(Records from a data collection)
════════════════════
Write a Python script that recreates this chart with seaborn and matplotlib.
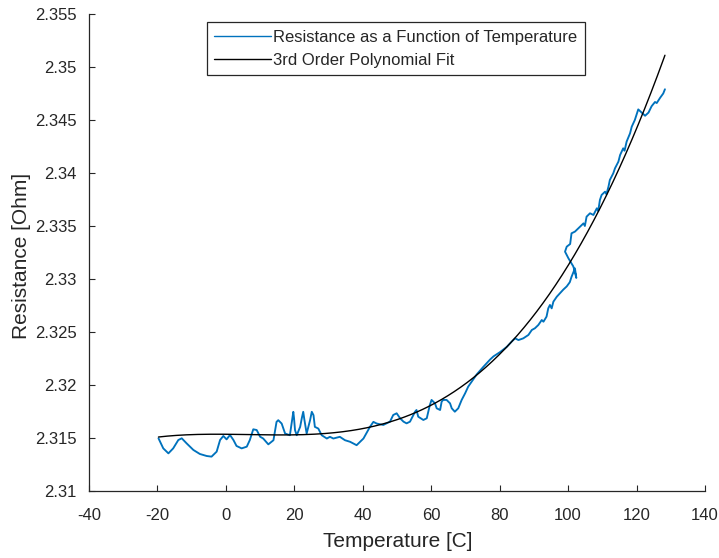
import numpy as np
import pandas as pd
import seaborn as sns
import matplotlib
matplotlib.use("Agg")
import matplotlib.pyplot as plt

# Measured resistance of the sample while it was heated (in acquisition order)
temperature = [
    -19.7, -18.3, -16.8, -15.4, -13.9, -12.9, -11.5, -9.5, -7.6, -5.6,
    -4.2, -2.7, -1.7, -0.75, 0.2, 1.2, 2.2, 3.1, 4.6, 6.1,
    7.0, 8.0, 9.0, 10.0, 10.9, 12.4, 13.9, 14.8, 15.3, 16.3,
    17.3, 18.7, 19.2, 19.5, 19.7, 19.9, 20.2, 20.7, 21.7, 22.2,
    22.6, 22.9, 23.6, 24.6, 25.1, 25.6, 26.0, 27.0, 28.0, 29.5,
    30.4, 31.4, 33.3, 34.8, 36.3, 38.2, 40.2, 42.1, 43.1, 44.1,
    46.0, 47.95, 48.9, 49.9, 50.9, 51.9, 52.8, 53.8, 55.3, 55.7,
    56.2, 57.7, 58.7, 59.6, 60.1, 61.1, 61.6, 62.6, 63.05, 63.5,
    64.5, 65.5, 66.0, 66.9, 67.9, 68.9, 69.9, 70.8, 71.8, 73.3,
    75.2, 77.2, 78.2, 80.1, 82.1, 83.5, 84.5, 85.5, 86.9, 88.4,
    89.4, 90.3, 91.3, 92.3, 92.8, 93.7, 94.2, 94.7, 95.2, 95.7,
    96.7, 97.6, 98.6, 99.6, 100.5, 101.0, 101.5, 102.0, 102.4, 101.9,
    101.5, 100.1, 99.1, 99.6, 100.6, 101.0, 102.0, 103.0, 104.5, 104.9,
    105.4, 106.4, 107.4, 108.4, 108.8, 109.3, 109.8, 110.8, 111.2, 111.8,
    112.2, 113.2, 113.7, 114.7, 115.2, 116.1, 116.5, 117.1, 118.1, 118.6,
    119.5, 120.0, 120.5, 121.5, 122.5, 123.5, 124.4, 125.4, 125.9, 126.9,
    127.8, 128.3,
]
resistance = [
    2.31497, 2.31402, 2.31355, 2.31402, 2.31481, 2.31497, 2.31450, 2.31387, 2.31349, 2.31330,
    2.31324, 2.31371, 2.31481, 2.31519, 2.31487, 2.31528, 2.31481, 2.31425, 2.31402, 2.31418,
    2.31481, 2.31582, 2.31575, 2.31512, 2.31495, 2.31440, 2.31479, 2.31652, 2.31668, 2.31636,
    2.31542, 2.31526, 2.31636, 2.31700, 2.31747, 2.31690, 2.31574, 2.31526, 2.31605, 2.31690,
    2.31747, 2.31680, 2.31542, 2.31668, 2.31747, 2.31715, 2.31605, 2.31589, 2.31526, 2.31495,
    2.31511, 2.31495, 2.31511, 2.31479, 2.31464, 2.31432, 2.31495, 2.31605, 2.31652, 2.31636,
    2.31623, 2.31654, 2.31717, 2.31733, 2.31686, 2.31654, 2.31638, 2.31654, 2.31749, 2.31764,
    2.31701, 2.31670, 2.31686, 2.31811, 2.31859, 2.31827, 2.31780, 2.31764, 2.31843, 2.31859,
    2.31859, 2.31827, 2.31780, 2.31748, 2.31780, 2.31859, 2.31921, 2.31984, 2.32030, 2.32100,
    2.32170, 2.32240, 2.32270, 2.32310, 2.32360, 2.32409, 2.32440, 2.32424, 2.32440, 2.32472,
    2.32519, 2.32535, 2.32566, 2.32613, 2.32597, 2.32645, 2.32723, 2.32755, 2.32723, 2.32786,
    2.32833, 2.32865, 2.32900, 2.32930, 2.32970, 2.33020, 2.33060, 2.33100, 2.33010, 2.33080,
    2.33120, 2.33195, 2.33258, 2.33305, 2.33330, 2.33431, 2.33447, 2.33478, 2.33525, 2.33500,
    2.33588, 2.33620, 2.33604, 2.33667, 2.33640, 2.33746, 2.33793, 2.33824, 2.33800, 2.33871,
    2.33934, 2.33997, 2.34044, 2.34107, 2.34170, 2.34233, 2.34210, 2.34296, 2.34374, 2.34437,
    2.34500, 2.34550, 2.34600, 2.34570, 2.34540, 2.34570, 2.34630, 2.34670, 2.34660, 2.34710,
    2.34750, 2.34790,
]

# Cubic R(T) = a*T^3 + b*T^2 + c*T + d
fit_coeffs = [2.02872e-8, -4.0944e-7, -2.706e-6, 2.3153519]

x_ticks = [-40, -20, 0, 20, 40, 60, 80, 100, 120, 140]
y_ticks = [2.31, 2.315, 2.32, 2.325, 2.33, 2.335, 2.34, 2.345, 2.35, 2.355]
y_tick_labels = ["2.31", "2.315", "2.32", "2.325", "2.33", "2.335",
                 "2.34", "2.345", "2.35", "2.355"]

data_label = "Resistance as a Function of Temperature"
fit_label = "3rd Order Polynomial Fit"

sns.set_theme(style="ticks")
plt.rcParams["font.family"] = ["Liberation Sans", "DejaVu Sans"]
text_color = "#262626"

fig = plt.figure(figsize=(7.19, 5.58), dpi=100)
ax = fig.add_axes([0.1238, 0.1201, 0.8567, 0.8548])

df = pd.DataFrame({"Temperature": temperature, "Resistance": resistance})
sns.lineplot(data=df, x="Temperature", y="Resistance", sort=False,
             estimator=None, color="#0072BD", linewidth=1.35,
             label=data_label, ax=ax)

t_fit = np.linspace(min(temperature), max(temperature), 400)
r_fit = np.polyval(fit_coeffs, t_fit)
sns.lineplot(x=t_fit, y=r_fit, sort=False, estimator=None, color="black",
             linewidth=1.0, label=fit_label, ax=ax)

ax.set_xlim(-40, 140)
ax.set_ylim(2.31, 2.355)
ax.set_xticks(x_ticks)
ax.set_xticklabels([str(v) for v in x_ticks])
ax.set_yticks(y_ticks)
ax.set_yticklabels(y_tick_labels)

for side in ("top", "right"):
    ax.spines[side].set_visible(False)
for side in ("left", "bottom"):
    ax.spines[side].set_color(text_color)
    ax.spines[side].set_linewidth(0.9)

ax.tick_params(direction="in", length=4.5, width=0.8, colors=text_color,
               labelsize=12)
ax.tick_params(axis="x", pad=12)
ax.tick_params(axis="y", pad=9)

ax.set_xlabel("Temperature [C]", fontsize=15, color=text_color)
ax.set_ylabel("Resistance [Ohm]", fontsize=15, color=text_color)
ax.xaxis.set_label_coords(0.502, -0.086)
ax.yaxis.set_label_coords(-0.094, 0.493)

leg = ax.legend(loc="upper center", bbox_to_anchor=(0.498, 0.983),
                fontsize=12, frameon=True, fancybox=False, framealpha=1,
                handlelength=3.4, handletextpad=0.15, borderpad=0.45,
                labelspacing=0.5, borderaxespad=0)
leg.get_frame().set_edgecolor(text_color)
leg.get_frame().set_linewidth(0.9)
for handle in leg.get_lines():
    handle.set_linewidth(1.0)
for txt in leg.get_texts():
    txt.set_color(text_color)

fig.savefig("out.png", dpi=100)
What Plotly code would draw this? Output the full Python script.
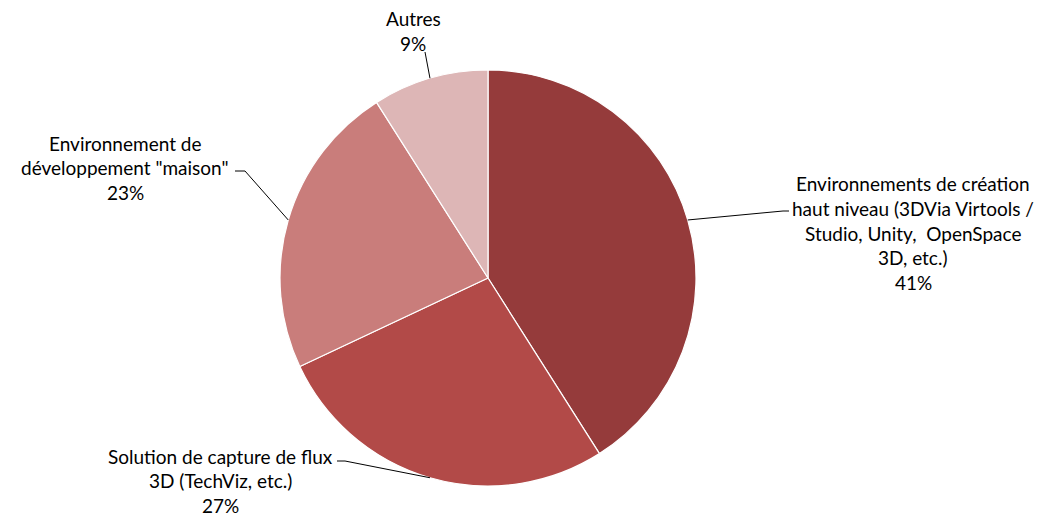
import math
import plotly.graph_objects as go

categories = [
    "Environnements de création haut niveau (3DVia Virtools / Studio, Unity,  OpenSpace 3D, etc.)",
    "Solution de capture de flux 3D (TechViz, etc.)",
    "Environnement de développement \"maison\"",
    "Autres",
]
values = [41, 27, 23, 9]
label_lines = [
    ["Environnements de création", "haut niveau (3DVia Virtools /", "Studio, Unity,  OpenSpace", "3D, etc.)"],
    ["Solution de capture de flux", "3D (TechViz, etc.)"],
    ["Environnement de", "développement \"maison\""],
    ["Autres"],
]
colors = ["#953B3B", "#B24A48", "#C97D7B", "#DDB6B6"]

W, H = 1046, 516
CX, CY, R = 488, 278, 208

# label layout: (center x of text block, y of first line, elbow x, elbow y, tick end x)
label_layout = [
    (913, 184, 783, 211, 789),
    (220, 456, 345, 461, 337),
    (125, 143, 245, 171, 235),
    (413, 19, 425, 52, 425),
]
LINE_H = 24.5

fig = go.Figure()
fig.add_trace(go.Pie(
    labels=categories, values=values, sort=False, direction="clockwise",
    rotation=0, marker=dict(colors=colors, line=dict(color="white", width=1.2)),
    textinfo="none", hoverinfo="label+percent", showlegend=False,
    domain=dict(x=[(CX - R) / W, (CX + R) / W], y=[1 - (CY + R) / H, 1 - (CY - R) / H]),
))

def px(x):
    return x / W

def py(y):
    return 1 - y / H

total = sum(values)
cum = 0
annotations = []
shapes = []
for i, v in enumerate(values):
    mid = (cum + v / 2) / total * 2 * math.pi
    cum += v
    ax = CX + R * math.sin(mid)
    ay = CY - R * math.cos(mid)
    tx, ty, ex, ey, kx = label_layout[i]
    lines = label_lines[i] + [f"{round(v / total * 100)}%"]
    for j, t in enumerate(lines):
        annotations.append(dict(
            x=px(tx), y=py(ty + j * LINE_H), xref="paper", yref="paper",
            text=t, showarrow=False, xanchor="center", yanchor="middle",
            font=dict(family="Lato, Carlito, Calibri, sans-serif", size=19, color="#000000"),
        ))
    path = f"M {px(ax)} {py(ay)} L {px(ex)} {py(ey)} L {px(kx)} {py(ey)}"
    shapes.append(dict(type="path", xref="paper", yref="paper", path=path,
                       line=dict(color="black", width=1)))

fig.update_layout(
    width=W, height=H, margin=dict(l=0, r=0, t=0, b=0),
    paper_bgcolor="white", plot_bgcolor="white",
    annotations=annotations, shapes=shapes,
)
fig.write_html("out.html", config={"displayModeBar": False},
               post_script="document.body.style.margin='0';")
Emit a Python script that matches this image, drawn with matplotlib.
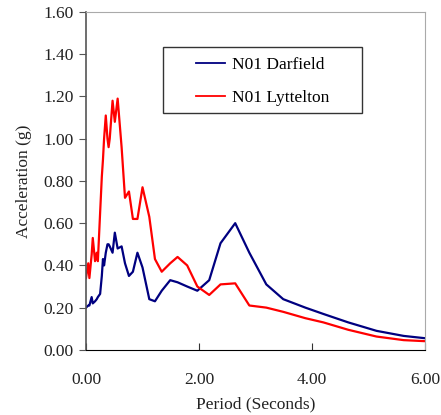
════════════════════
▸ Instructions for the task
Above are some records; extract exactly the lines from the one containing "What Plotly code" through the one containing "LINE_H = 24.5" and drop the pictures.

▸ Reply
What Plotly code would draw this? Output the full Python script.
import math
import plotly.graph_objects as go

categories = [
    "Environnements de création haut niveau (3DVia Virtools / Studio, Unity,  OpenSpace 3D, etc.)",
    "Solution de capture de flux 3D (TechViz, etc.)",
    "Environnement de développement \"maison\"",
    "Autres",
]
values = [41, 27, 23, 9]
label_lines = [
    ["Environnements de création", "haut niveau (3DVia Virtools /", "Studio, Unity,  OpenSpace", "3D, etc.)"],
    ["Solution de capture de flux", "3D (TechViz, etc.)"],
    ["Environnement de", "développement \"maison\""],
    ["Autres"],
]
colors = ["#953B3B", "#B24A48", "#C97D7B", "#DDB6B6"]

W, H = 1046, 516
CX, CY, R = 488, 278, 208

# label layout: (center x of text block, y of first line, elbow x, elbow y, tick end x)
label_layout = [
    (913, 184, 783, 211, 789),
    (220, 456, 345, 461, 337),
    (125, 143, 245, 171, 235),
    (413, 19, 425, 52, 425),
]
LINE_H = 24.5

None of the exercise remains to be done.